Het is een mooie vis om in een goed beplant aquarium te houden. Gewoon aquariumwater en een temperatuur van 22 – 26 graden Celsius zijn prima.

Het is geen scholenvis, maar ze zijn het best in een groepje te houden. Onder elkaar zijn ze enigszins chagrijnig en in een groepje wordt de aandacht dan wat verdeeld. Als ze elkaar dan nog tussen de beplanting enigszins kunnen ontlopen, werkt dat prima. Het zijn prachtige vissen voor de bovenzone van een speciaalbak met Azië als thema. Ze doen het goed met de vele karperachtigen uit die regio en met labyrintvissen gaat het ook prima. Maar ook voor een gezelschapsbak zijn ze wel geschikt, al moet je dan een beetje oppassen.

Hiervoor hebben we de diertjes al als “snoekjes” aangeduid. Het zijn gemakkelijke eters die alle levend voer eten. Ook droogvoer gaat er wel in als dat moet. Maar levend voer heeft de voorkeur en dat mag zo groot zijn als maar in hun bek past. En die bek is redelijk groot. De vissen die ik had vraten met gemak een langpootmug op en die voerde ik ze dan ook regelmatig. Het zal duidelijk zijn dat ook kleinere visjes in hun bek passen.

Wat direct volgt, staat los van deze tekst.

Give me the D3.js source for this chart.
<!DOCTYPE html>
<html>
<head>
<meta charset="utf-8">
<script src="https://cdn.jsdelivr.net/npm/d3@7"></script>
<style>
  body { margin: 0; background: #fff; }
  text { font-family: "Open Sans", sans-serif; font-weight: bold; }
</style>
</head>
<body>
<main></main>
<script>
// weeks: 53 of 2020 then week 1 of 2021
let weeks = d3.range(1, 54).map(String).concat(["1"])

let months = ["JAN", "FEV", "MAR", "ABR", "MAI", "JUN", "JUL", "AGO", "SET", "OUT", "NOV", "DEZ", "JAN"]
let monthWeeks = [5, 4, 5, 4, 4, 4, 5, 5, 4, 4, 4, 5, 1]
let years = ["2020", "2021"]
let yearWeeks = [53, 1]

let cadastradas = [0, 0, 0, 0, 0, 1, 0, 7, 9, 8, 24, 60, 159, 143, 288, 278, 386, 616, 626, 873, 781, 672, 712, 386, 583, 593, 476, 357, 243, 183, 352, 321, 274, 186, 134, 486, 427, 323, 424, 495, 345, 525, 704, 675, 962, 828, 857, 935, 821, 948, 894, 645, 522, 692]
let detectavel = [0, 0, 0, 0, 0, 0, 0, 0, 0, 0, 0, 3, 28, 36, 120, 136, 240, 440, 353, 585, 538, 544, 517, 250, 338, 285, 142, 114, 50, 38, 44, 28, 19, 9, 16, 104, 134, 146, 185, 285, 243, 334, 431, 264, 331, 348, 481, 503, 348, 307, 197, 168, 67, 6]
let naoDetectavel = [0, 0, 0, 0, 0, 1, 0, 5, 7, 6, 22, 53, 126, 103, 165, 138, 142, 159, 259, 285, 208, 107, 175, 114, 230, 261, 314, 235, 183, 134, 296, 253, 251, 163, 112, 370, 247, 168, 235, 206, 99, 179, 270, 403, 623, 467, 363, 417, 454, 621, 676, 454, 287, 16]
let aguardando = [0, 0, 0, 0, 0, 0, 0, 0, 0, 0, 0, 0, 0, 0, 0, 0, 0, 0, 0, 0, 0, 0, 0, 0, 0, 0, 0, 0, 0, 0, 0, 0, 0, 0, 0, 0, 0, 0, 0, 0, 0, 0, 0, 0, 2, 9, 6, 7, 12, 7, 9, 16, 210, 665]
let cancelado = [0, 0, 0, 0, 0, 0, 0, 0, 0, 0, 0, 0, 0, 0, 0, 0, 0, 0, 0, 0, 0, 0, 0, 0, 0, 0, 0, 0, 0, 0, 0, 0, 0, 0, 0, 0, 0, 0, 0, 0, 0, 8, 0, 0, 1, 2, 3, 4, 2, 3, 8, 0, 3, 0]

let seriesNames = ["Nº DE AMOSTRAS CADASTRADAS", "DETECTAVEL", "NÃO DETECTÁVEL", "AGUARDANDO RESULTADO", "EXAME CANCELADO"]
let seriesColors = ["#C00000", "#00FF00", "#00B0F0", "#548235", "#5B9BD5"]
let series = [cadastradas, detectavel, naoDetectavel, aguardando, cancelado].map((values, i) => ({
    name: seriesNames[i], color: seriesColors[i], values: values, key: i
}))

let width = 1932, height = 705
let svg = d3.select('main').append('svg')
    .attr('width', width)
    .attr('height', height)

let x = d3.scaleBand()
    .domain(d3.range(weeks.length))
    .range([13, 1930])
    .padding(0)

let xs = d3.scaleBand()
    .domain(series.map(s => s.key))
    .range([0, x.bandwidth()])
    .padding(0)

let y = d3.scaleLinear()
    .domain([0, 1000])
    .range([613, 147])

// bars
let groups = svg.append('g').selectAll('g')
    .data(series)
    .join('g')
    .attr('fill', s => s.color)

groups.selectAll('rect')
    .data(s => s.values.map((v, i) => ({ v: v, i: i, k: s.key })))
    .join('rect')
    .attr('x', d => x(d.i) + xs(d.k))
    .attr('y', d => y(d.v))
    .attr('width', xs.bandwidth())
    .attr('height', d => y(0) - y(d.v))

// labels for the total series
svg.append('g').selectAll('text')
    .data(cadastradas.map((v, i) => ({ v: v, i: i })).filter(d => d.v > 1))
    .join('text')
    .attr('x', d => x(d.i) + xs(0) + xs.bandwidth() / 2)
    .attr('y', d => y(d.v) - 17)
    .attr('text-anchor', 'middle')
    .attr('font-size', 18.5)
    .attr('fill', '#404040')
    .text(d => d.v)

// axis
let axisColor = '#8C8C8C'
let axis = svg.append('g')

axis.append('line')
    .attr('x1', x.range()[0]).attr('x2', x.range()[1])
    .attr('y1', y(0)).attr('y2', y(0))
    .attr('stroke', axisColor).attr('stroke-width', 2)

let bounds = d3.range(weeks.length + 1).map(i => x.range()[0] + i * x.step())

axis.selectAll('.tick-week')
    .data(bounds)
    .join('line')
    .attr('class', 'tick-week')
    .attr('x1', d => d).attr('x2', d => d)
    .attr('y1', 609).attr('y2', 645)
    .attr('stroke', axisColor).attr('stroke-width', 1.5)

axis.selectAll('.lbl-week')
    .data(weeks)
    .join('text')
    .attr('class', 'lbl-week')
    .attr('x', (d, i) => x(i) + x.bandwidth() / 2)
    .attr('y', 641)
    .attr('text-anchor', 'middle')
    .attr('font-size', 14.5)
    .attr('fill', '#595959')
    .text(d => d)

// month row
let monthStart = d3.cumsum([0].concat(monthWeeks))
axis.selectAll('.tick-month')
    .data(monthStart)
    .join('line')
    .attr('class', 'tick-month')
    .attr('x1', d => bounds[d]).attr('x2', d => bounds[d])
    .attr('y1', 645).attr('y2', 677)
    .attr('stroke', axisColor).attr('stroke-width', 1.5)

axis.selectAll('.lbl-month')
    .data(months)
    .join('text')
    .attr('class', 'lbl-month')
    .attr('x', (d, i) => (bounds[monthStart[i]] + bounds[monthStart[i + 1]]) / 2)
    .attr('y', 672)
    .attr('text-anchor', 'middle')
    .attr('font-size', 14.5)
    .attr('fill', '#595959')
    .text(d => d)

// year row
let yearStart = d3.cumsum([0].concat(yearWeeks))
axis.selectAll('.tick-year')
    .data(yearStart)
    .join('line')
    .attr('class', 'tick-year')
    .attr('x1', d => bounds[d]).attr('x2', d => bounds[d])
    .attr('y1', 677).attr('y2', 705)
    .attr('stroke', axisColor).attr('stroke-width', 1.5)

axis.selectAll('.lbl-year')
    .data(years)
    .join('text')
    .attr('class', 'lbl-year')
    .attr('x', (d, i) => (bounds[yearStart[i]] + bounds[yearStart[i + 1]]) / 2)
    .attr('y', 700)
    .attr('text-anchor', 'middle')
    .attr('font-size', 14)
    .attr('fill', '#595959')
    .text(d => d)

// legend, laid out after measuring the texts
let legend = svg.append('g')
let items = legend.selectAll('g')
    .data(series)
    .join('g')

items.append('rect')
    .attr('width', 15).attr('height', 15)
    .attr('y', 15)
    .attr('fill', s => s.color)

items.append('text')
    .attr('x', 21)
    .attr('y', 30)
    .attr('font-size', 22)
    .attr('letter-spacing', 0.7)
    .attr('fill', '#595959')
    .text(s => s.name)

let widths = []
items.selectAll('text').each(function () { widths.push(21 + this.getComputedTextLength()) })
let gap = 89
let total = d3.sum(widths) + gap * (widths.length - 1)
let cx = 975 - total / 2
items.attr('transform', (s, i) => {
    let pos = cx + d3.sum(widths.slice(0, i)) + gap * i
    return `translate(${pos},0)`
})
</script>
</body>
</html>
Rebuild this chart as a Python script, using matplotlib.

Een school jonge neon tetra’s toevoegen aan een bak met volwassen Aplocheilus lineatus is dan ook geen goed idee. Kweken met deze vissen is niet moeilijk. Ze zetten hun eieren af in fijnbladerige planten of mos en de jongen zijn al op te kweken met stofvoer, al is klein levend voer natuurlijk beter. Ik kon regelmatig jongen uit mijn gezelschapsbak scheppen en dan verder opkweken. Leuk om te doen, zeer de moeite waard om te proberen!